** start of Input data **
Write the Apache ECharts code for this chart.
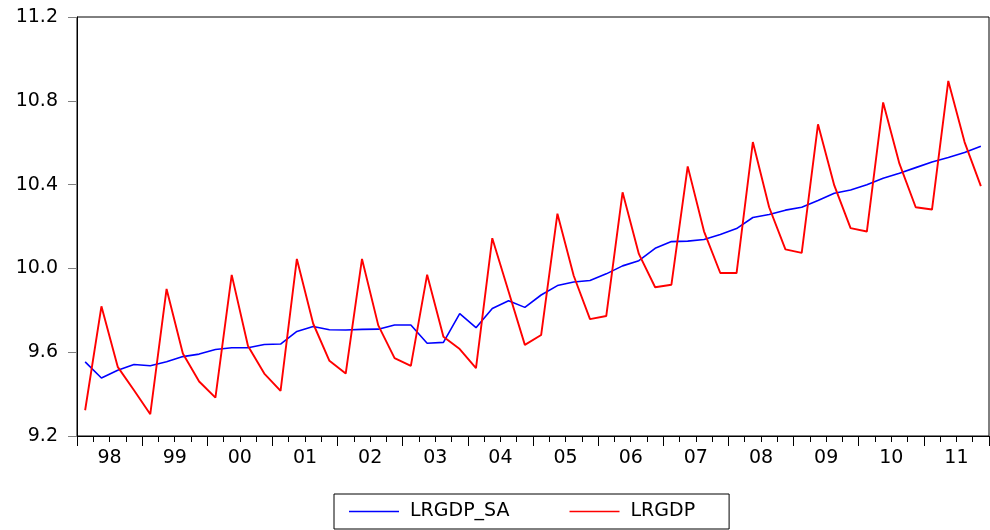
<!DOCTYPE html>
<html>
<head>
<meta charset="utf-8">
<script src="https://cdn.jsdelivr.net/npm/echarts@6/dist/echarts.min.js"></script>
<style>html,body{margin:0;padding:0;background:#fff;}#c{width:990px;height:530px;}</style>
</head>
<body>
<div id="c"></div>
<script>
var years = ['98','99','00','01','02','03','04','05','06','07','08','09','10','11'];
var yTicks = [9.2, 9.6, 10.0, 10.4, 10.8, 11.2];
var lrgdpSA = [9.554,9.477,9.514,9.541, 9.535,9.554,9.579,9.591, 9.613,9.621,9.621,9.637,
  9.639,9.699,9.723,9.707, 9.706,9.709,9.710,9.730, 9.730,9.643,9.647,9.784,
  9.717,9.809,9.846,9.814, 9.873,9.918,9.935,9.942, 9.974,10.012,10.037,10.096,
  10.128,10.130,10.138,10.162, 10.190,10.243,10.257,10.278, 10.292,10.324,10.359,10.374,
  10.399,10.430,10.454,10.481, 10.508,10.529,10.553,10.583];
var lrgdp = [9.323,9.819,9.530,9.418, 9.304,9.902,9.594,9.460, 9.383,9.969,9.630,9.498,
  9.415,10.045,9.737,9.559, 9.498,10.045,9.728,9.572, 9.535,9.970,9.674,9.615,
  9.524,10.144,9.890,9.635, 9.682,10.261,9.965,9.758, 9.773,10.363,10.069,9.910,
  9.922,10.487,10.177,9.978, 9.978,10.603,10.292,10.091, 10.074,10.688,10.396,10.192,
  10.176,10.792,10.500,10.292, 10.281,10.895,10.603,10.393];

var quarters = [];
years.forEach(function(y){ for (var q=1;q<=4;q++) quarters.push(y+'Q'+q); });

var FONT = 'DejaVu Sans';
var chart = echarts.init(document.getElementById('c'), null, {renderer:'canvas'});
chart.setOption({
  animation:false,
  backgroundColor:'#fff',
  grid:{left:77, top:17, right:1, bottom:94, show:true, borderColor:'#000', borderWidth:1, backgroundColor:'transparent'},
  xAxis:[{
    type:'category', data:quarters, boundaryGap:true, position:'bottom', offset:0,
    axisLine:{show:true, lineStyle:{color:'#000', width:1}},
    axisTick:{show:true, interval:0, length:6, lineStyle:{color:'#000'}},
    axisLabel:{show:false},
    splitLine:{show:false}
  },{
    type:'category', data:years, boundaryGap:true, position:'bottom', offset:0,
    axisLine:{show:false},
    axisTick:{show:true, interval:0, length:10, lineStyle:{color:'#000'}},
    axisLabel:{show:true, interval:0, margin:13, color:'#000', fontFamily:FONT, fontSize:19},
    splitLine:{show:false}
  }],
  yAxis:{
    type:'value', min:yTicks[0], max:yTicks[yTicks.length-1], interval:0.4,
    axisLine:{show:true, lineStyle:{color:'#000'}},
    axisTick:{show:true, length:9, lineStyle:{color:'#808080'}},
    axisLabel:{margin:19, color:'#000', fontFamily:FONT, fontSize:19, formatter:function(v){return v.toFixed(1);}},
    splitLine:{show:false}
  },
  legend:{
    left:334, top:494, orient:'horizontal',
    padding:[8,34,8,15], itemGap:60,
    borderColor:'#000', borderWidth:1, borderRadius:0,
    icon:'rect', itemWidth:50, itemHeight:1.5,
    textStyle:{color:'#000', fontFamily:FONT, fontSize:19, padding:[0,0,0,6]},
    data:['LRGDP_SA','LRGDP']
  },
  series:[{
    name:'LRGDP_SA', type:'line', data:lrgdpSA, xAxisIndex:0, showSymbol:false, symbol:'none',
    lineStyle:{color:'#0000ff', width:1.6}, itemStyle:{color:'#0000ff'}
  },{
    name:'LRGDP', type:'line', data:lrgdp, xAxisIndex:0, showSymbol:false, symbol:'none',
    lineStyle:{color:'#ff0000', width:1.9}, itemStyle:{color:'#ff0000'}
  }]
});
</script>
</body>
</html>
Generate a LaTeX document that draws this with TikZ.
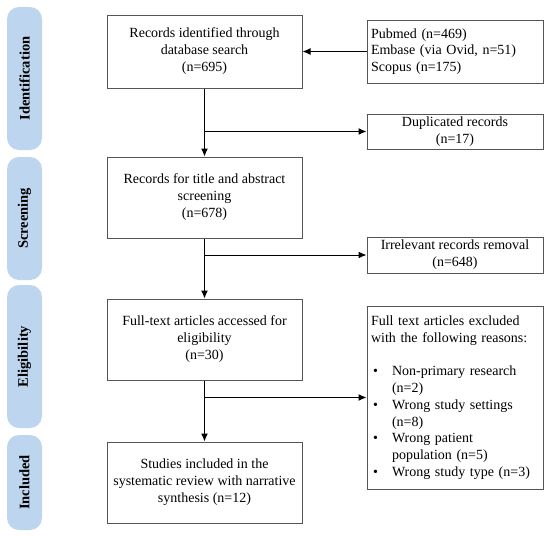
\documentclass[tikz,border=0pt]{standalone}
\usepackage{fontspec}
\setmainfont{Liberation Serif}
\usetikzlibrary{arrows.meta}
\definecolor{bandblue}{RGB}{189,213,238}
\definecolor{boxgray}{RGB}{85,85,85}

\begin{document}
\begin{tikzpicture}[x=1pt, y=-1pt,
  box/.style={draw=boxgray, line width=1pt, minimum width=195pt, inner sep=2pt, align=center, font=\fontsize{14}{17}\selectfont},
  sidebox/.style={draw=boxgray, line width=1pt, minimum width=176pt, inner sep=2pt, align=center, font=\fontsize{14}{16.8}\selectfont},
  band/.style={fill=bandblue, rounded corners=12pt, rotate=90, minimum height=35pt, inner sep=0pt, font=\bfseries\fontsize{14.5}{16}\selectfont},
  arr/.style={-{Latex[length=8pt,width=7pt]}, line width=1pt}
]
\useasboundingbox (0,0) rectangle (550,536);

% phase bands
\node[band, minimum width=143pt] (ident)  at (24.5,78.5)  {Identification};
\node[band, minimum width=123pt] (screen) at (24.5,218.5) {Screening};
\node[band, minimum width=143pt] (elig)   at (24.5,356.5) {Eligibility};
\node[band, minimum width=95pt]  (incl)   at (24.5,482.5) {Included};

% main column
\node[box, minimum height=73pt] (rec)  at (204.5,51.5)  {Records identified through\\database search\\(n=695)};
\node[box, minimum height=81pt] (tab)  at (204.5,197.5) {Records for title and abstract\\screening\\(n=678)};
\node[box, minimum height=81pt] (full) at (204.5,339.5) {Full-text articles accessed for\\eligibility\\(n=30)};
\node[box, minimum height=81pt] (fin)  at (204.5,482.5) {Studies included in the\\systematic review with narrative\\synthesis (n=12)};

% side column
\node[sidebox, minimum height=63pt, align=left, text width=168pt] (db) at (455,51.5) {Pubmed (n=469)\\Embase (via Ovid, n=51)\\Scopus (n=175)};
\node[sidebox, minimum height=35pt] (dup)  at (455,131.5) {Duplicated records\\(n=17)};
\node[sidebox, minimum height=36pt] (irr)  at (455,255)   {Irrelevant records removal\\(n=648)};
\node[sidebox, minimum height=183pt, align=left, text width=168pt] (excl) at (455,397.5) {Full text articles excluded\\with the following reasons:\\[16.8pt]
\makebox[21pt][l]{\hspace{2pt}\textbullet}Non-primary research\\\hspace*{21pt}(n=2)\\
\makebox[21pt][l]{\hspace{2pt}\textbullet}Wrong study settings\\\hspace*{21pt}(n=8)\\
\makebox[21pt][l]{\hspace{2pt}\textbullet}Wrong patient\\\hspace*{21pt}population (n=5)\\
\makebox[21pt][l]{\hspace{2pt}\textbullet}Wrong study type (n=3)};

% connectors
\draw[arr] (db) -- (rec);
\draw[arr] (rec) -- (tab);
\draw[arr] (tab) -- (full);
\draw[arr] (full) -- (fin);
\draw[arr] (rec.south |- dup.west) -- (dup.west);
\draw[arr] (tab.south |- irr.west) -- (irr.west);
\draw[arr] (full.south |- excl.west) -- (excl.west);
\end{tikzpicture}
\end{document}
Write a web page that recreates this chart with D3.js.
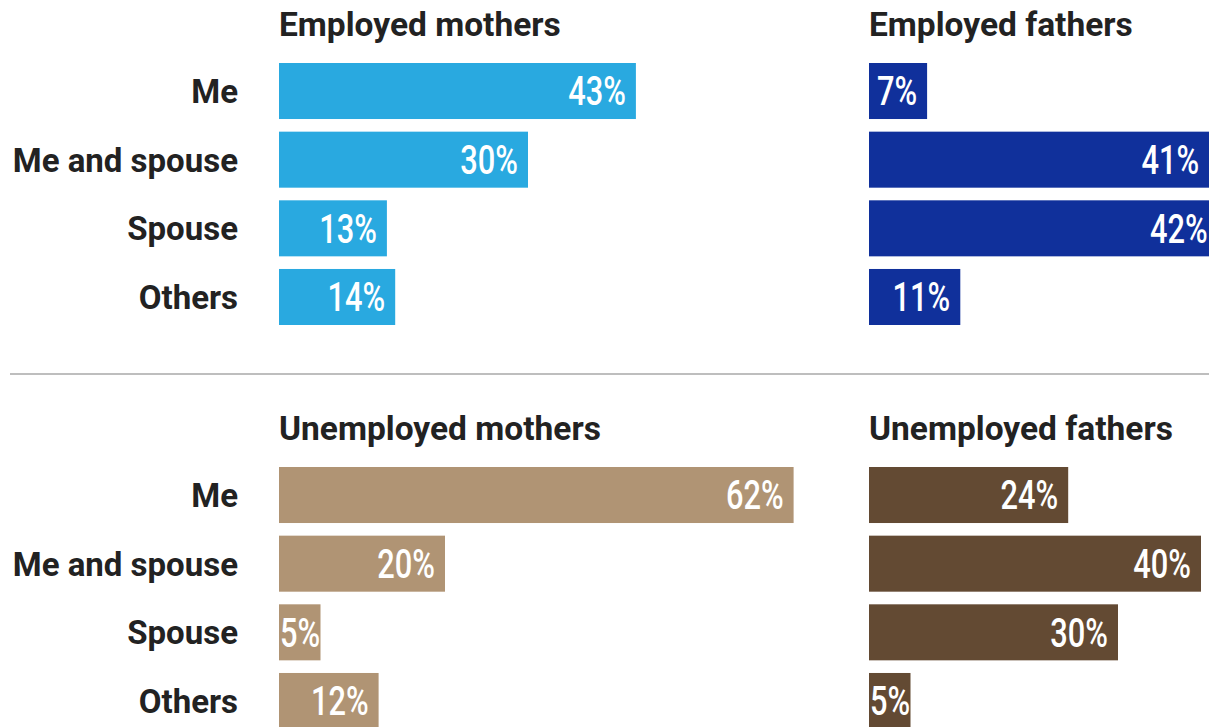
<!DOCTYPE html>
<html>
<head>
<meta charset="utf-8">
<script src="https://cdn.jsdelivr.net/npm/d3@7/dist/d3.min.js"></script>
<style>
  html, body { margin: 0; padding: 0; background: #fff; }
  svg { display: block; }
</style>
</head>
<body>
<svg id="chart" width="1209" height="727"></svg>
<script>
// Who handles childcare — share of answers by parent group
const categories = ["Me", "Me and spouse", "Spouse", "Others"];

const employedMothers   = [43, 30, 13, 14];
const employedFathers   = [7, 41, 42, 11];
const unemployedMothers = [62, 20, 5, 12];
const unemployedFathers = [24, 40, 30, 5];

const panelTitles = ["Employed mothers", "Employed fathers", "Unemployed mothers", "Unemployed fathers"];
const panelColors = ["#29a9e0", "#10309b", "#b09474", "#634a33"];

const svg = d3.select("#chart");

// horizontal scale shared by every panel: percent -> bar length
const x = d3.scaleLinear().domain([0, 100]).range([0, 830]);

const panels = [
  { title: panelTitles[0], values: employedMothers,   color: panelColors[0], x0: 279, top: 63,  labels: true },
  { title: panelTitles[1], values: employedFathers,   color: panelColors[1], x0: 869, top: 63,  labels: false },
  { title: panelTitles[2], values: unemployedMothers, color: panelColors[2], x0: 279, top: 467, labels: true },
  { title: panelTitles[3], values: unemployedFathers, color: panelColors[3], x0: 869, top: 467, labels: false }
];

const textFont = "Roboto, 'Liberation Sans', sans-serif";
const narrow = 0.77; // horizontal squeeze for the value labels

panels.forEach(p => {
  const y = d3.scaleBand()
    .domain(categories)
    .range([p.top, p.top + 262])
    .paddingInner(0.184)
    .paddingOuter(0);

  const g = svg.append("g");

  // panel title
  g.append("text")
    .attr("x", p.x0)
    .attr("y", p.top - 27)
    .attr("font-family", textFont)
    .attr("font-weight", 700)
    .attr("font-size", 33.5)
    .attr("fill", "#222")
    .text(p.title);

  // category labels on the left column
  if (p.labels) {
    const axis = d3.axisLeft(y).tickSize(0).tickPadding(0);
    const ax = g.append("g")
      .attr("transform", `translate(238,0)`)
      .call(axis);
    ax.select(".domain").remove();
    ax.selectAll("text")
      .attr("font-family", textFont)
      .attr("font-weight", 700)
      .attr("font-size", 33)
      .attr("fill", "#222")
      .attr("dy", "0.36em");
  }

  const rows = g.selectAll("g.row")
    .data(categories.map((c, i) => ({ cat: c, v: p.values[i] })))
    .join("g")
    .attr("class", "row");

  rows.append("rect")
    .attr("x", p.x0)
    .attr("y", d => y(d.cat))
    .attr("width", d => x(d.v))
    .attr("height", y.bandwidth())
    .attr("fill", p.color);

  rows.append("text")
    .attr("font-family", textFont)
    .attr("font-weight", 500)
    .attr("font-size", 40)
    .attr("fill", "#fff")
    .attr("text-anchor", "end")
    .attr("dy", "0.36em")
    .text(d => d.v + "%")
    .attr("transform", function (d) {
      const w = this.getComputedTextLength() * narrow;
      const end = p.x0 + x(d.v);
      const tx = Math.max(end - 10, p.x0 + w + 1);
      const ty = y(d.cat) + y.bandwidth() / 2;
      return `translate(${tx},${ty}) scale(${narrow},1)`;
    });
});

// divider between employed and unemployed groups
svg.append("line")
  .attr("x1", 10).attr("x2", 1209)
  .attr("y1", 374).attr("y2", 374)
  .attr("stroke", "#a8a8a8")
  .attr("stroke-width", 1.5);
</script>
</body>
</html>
** end of Input data **
**Problem:** Beginning with the first line of the records above, extract each line exactly through the line that holds "for (var q=1;q<=4;q++)", both ends included. Omit pictures.

**Exercise result:**
Write the Apache ECharts code for this chart.
<!DOCTYPE html>
<html>
<head>
<meta charset="utf-8">
<script src="https://cdn.jsdelivr.net/npm/echarts@6/dist/echarts.min.js"></script>
<style>html,body{margin:0;padding:0;background:#fff;}#c{width:990px;height:530px;}</style>
</head>
<body>
<div id="c"></div>
<script>
var years = ['98','99','00','01','02','03','04','05','06','07','08','09','10','11'];
var yTicks = [9.2, 9.6, 10.0, 10.4, 10.8, 11.2];
var lrgdpSA = [9.554,9.477,9.514,9.541, 9.535,9.554,9.579,9.591, 9.613,9.621,9.621,9.637,
  9.639,9.699,9.723,9.707, 9.706,9.709,9.710,9.730, 9.730,9.643,9.647,9.784,
  9.717,9.809,9.846,9.814, 9.873,9.918,9.935,9.942, 9.974,10.012,10.037,10.096,
  10.128,10.130,10.138,10.162, 10.190,10.243,10.257,10.278, 10.292,10.324,10.359,10.374,
  10.399,10.430,10.454,10.481, 10.508,10.529,10.553,10.583];
var lrgdp = [9.323,9.819,9.530,9.418, 9.304,9.902,9.594,9.460, 9.383,9.969,9.630,9.498,
  9.415,10.045,9.737,9.559, 9.498,10.045,9.728,9.572, 9.535,9.970,9.674,9.615,
  9.524,10.144,9.890,9.635, 9.682,10.261,9.965,9.758, 9.773,10.363,10.069,9.910,
  9.922,10.487,10.177,9.978, 9.978,10.603,10.292,10.091, 10.074,10.688,10.396,10.192,
  10.176,10.792,10.500,10.292, 10.281,10.895,10.603,10.393];

var quarters = [];
years.forEach(function(y){ for (var q=1;q<=4;q++) quarters.push(y+'Q'+q); });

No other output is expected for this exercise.